Rhetoric + strategic insight.

Chinese

Rhetoric + strategic insight.

Persian

Military victory + lineage claim.

Their vulnerability

Greek

Exiled when no longer useful.

Chinese

Killed when the patron dies.

Persian

Murdered in exile by the very court he served.

What they sell

Greek

"I can win your war."

Chinese

"I can save your state."

Persian

"I already saved it — now give me the throne."

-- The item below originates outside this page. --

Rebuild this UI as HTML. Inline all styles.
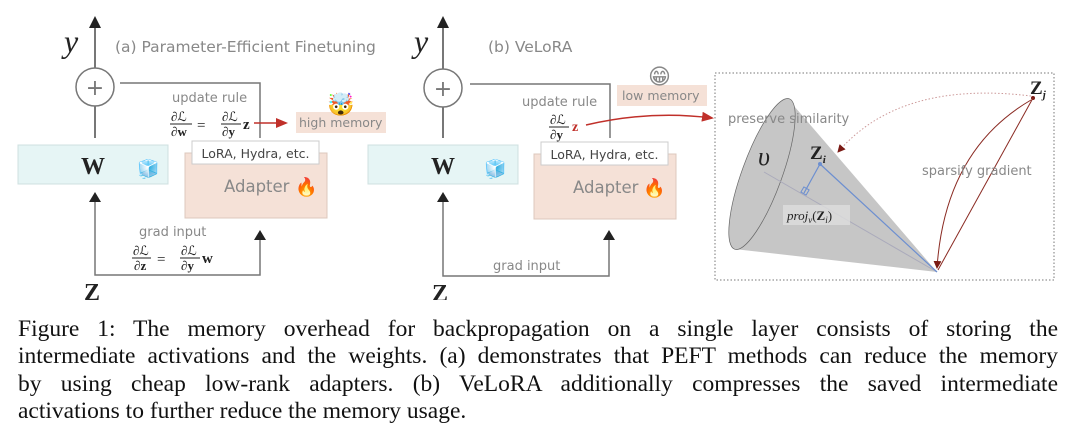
<!DOCTYPE html>
<html><head><meta charset="utf-8"><style>
body{margin:0;width:1080px;height:441px;background:#fff;overflow:hidden;position:relative;font-family:"DejaVu Sans",sans-serif}
svg{position:absolute;left:0;top:0}
.cap{position:absolute;left:18px;width:1040px;font-family:"Liberation Serif",serif;font-size:23.5px;color:#111;white-space:nowrap}
.j{text-align:justify;text-align-last:justify;white-space:normal}
</style></head><body>
<svg width="1080" height="300" viewBox="0 0 1080 300">
<defs>
<marker id="ar" markerWidth="12" markerHeight="10" refX="10" refY="5" orient="auto" markerUnits="userSpaceOnUse"><path d="M0,0 L12,5 L0,10 z" fill="#c0302a"/></marker>
<marker id="ad" markerWidth="8" markerHeight="8" refX="7" refY="4" orient="auto" markerUnits="userSpaceOnUse"><path d="M0,0 L8,4 L0,8 z" fill="#7a1a14"/></marker>
</defs>
<g font-family="DejaVu Sans,sans-serif" fill="#888" stroke="none">
<!-- panel a -->
<line x1="95" y1="138" x2="95" y2="26" stroke="#777" stroke-width="2"/>
<path d="M89,28 L95,16 L101,28z" fill="#222"/>
<circle cx="95" cy="87" r="19" fill="#fff" stroke="#777" stroke-width="1.5"/>
<text x="95" y="95" font-size="22" text-anchor="middle" fill="#777">+</text>
<text x="64" y="52" font-family="Liberation Serif,serif" font-style="italic" font-size="32" fill="#222">y</text>
<text x="115" y="52" font-size="15.5">(a) Parameter-Efficient Finetuning</text>
<polyline points="120,83 260,83 260,138" fill="none" stroke="#777" stroke-width="1.5"/>
<rect x="18" y="145" width="150" height="39" fill="#e6f5f5" stroke="#cfe0e0"/>
<text x="93" y="174" font-family="Liberation Serif,serif" font-weight="bold" font-size="24" fill="#222" text-anchor="middle">W</text>
<text x="137" y="175" font-size="18">🧊</text>
<rect x="185" y="153" width="142" height="65" fill="#f5e1d7" stroke="#ddc8bd"/>
<rect x="192" y="141" width="127" height="23" fill="#fff" stroke="#ccc"/>
<text x="255.5" y="158" font-size="12.5" fill="#444" text-anchor="middle">LoRA, Hydra, etc.</text>
<text x="224" y="192" font-size="16.5">Adapter</text>
<text x="295" y="193" font-size="18">🔥</text>
<text x="172" y="102" font-size="13">update rule</text>
<g font-family="Liberation Serif,serif" fill="#222" font-size="13">
<text x="171" y="121">∂ℒ</text><line x1="170" y1="124" x2="192" y2="124" stroke="#222"/><text x="171" y="136">∂<tspan font-weight="bold">w</tspan></text>
<text x="197" y="130" font-size="15">=</text>
<text x="222" y="121">∂ℒ</text><line x1="221" y1="124" x2="241" y2="124" stroke="#222"/><text x="222" y="136">∂<tspan font-weight="bold">y</tspan></text>
<text x="243" y="129" font-weight="bold" font-size="15">z</text>
</g>
<line x1="254" y1="123" x2="286" y2="123" stroke="#c0302a" stroke-width="1.5" marker-end="url(#ar)"/>
<rect x="296" y="112" width="90" height="21" fill="#f5e1d7"/>
<text x="299" y="127" font-size="12.5">high memory</text>
<text x="327" y="112" font-size="22">🤯</text>
<text x="139" y="236" font-size="13">grad input</text>
<g font-family="Liberation Serif,serif" fill="#222" font-size="13">
<text x="133" y="255">∂ℒ</text><line x1="132" y1="258" x2="151" y2="258" stroke="#222"/><text x="134" y="270">∂<tspan font-weight="bold">z</tspan></text>
<text x="157" y="264" font-size="15">=</text>
<text x="181" y="255">∂ℒ</text><line x1="180" y1="258" x2="200" y2="258" stroke="#222"/><text x="181" y="270">∂<tspan font-weight="bold">y</tspan></text>
<text x="202" y="263" font-weight="bold" font-size="15">w</text>
</g>
<polyline points="95,200 95,275 260,275 260,238" fill="none" stroke="#777" stroke-width="1.5"/>
<path d="M89,202 L95,192 L101,202z" fill="#222"/>
<path d="M254,240 L260,230 L266,240z" fill="#222"/>
<text x="84" y="300" font-family="Liberation Serif,serif" font-weight="bold" font-size="24" fill="#222">Z</text>

<!-- panel b -->
<line x1="443" y1="138" x2="443" y2="26" stroke="#777" stroke-width="2"/>
<path d="M437,28 L443,16 L449,28z" fill="#222"/>
<circle cx="443" cy="88" r="19" fill="#fff" stroke="#777" stroke-width="1.5"/>
<text x="443" y="96" font-size="22" text-anchor="middle" fill="#777">+</text>
<text x="414" y="52" font-family="Liberation Serif,serif" font-style="italic" font-size="32" fill="#222">y</text>
<text x="488" y="52" font-size="15.5">(b) VeLoRA</text>
<polyline points="470,84 610,84 610,138" fill="none" stroke="#777" stroke-width="1.5"/>
<rect x="368" y="145" width="150" height="39" fill="#e6f5f5" stroke="#cfe0e0"/>
<text x="443" y="174" font-family="Liberation Serif,serif" font-weight="bold" font-size="24" fill="#222" text-anchor="middle">W</text>
<text x="484" y="175" font-size="18">🧊</text>
<rect x="534" y="154" width="142" height="65" fill="#f5e1d7" stroke="#ddc8bd"/>
<rect x="541" y="142" width="127" height="23" fill="#fff" stroke="#ccc"/>
<text x="604.5" y="159" font-size="12.5" fill="#444" text-anchor="middle">LoRA, Hydra, etc.</text>
<text x="573" y="193" font-size="16.5">Adapter</text>
<text x="643" y="194" font-size="18">🔥</text>
<text x="522" y="106" font-size="13">update rule</text>
<g font-family="Liberation Serif,serif" fill="#222" font-size="13">
<text x="550" y="124">∂ℒ</text><line x1="549" y1="127" x2="569" y2="127" stroke="#222"/><text x="550" y="139">∂<tspan font-weight="bold">y</tspan></text>
<text x="572" y="131" font-weight="bold" font-size="14" fill="#c0302a">z</text>
</g>
<path d="M586,125 Q650,110 712,118" fill="none" stroke="#c0302a" stroke-width="1.5" marker-end="url(#ar)"/>
<rect x="617" y="85" width="90" height="21" fill="#f5e1d7"/>
<text x="622" y="100" font-size="12.5">low memory</text>
<text x="648" y="84" font-size="22">😁</text>
<text x="493" y="270" font-size="13">grad input</text>
<polyline points="443,200 443,276 609,276 609,238" fill="none" stroke="#777" stroke-width="1.5"/>
<path d="M437,202 L443,192 L449,202z" fill="#222"/>
<path d="M603,240 L609,230 L615,240z" fill="#222"/>
<text x="432" y="301" font-family="Liberation Serif,serif" font-weight="bold" font-size="24" fill="#222">Z</text>

<!-- panel c -->
<rect x="715" y="73" width="339" height="207" fill="none" stroke="#777" stroke-dasharray="1.5,2"/>
<ellipse cx="762" cy="174" rx="20" ry="80" transform="rotate(20 762 174)" fill="#c6c6c6"/>
<path d="M788,99 L937,272 L734,249z" fill="#c6c6c6"/>
<ellipse cx="762" cy="174" rx="20" ry="80" transform="rotate(20 762 174)" fill="none" stroke="#666" stroke-width="0.7" stroke-dasharray="400 0"/>
<line x1="764" y1="172" x2="937" y2="272" stroke="#aab" stroke-width="1"/>
<line x1="820" y1="164" x2="937" y2="272" stroke="#6c8fd0" stroke-width="1.2"/>
<line x1="820" y1="164" x2="804" y2="193" stroke="#6c8fd0" stroke-width="1.2"/>
<rect x="802" y="188" width="6" height="6" fill="none" stroke="#6c8fd0" transform="rotate(30 805 191)"/>
<circle cx="820" cy="164" r="2" fill="#6c8fd0"/>
<rect x="783" y="205" width="67" height="20" fill="#ddd" opacity="0.8"/>
<text x="787" y="220" font-family="Liberation Serif,serif" font-style="italic" font-size="13" fill="#222">proj<tspan font-size="9" dy="3">v</tspan><tspan dy="-3" font-style="normal">(</tspan><tspan font-weight="bold" font-style="normal">Z</tspan><tspan font-size="9" dy="3">i</tspan><tspan dy="-3" font-style="normal">)</tspan></text>
<text x="758" y="165" font-family="Liberation Serif,serif" font-style="italic" font-size="26" fill="#222">υ</text>
<text x="810" y="159" font-family="Liberation Serif,serif" font-weight="bold" font-size="19" fill="#222">Z<tspan font-size="11" font-style="italic" dy="4">i</tspan></text>
<text x="1030" y="94" font-family="Liberation Serif,serif" font-weight="bold" font-size="19" fill="#222">Z<tspan font-size="11" font-style="italic" dy="4">j</tspan></text>
<circle cx="1033" cy="98" r="2" fill="#7a1a14"/>
<path d="M1031,96 Q900,80 838,152" fill="none" stroke="#c99" stroke-width="1" stroke-dasharray="1.5,2" marker-end="url(#ad)"/>
<line x1="1033" y1="98" x2="938" y2="270" stroke="#8a2a22" stroke-width="1"/>
<path d="M1031,100 Q945,150 937,268" fill="none" stroke="#8a2a22" stroke-width="1" marker-end="url(#ad)"/>
<text x="728" y="123" font-size="13">preserve similarity</text>
<text x="922" y="175" font-size="13">sparsify gradient</text>
</g>
</svg>
<div class="cap j" style="top:316px">Figure 1: The memory overhead for backpropagation on a single layer consists of storing the</div>
<div class="cap j" style="top:343px">intermediate activations and the weights. (a) demonstrates that PEFT methods can reduce the memory</div>
<div class="cap j" style="top:371px">by using cheap low-rank adapters. (b) VeLoRA additionally compresses the saved intermediate</div>
<div class="cap" style="top:398px">activations to further reduce the memory usage.</div>
</body></html>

What the Traditions Understand

  • The itinerant strategist is a structural feature of multipolar systems: when many powers compete, talent is mobile.
  • Their power is rhetoric — the ability to reframe a situation so that the ruler sees new options.
  • Their tragedy is identical: they are valued for their usefulness and discarded when circumstances change.
  • Both traditions are ambivalent about these figures — they are admired for brilliance and distrusted for rootlessness.

XII

The Rise to Empire: How States Become Hegemons

Athens after the Persian Wars ↔ Qin after Shang Yang

Athens transforms a defensive alliance into an empire within a generation. Qin transforms from a backward western state into the unifier of China through systematic institutional reform. Cyrus builds the Achaemenid Empire from a vassal kingdom by assembling coalitions and absorbing defeated enemies rather than destroying them.

The pattern is consistent across all three traditions: hegemony comes not from military superiority alone but from institutional innovation — the state that can extract more resources, mobilize more efficiently, and incorporate conquered peoples outpaces rivals who may be individually stronger.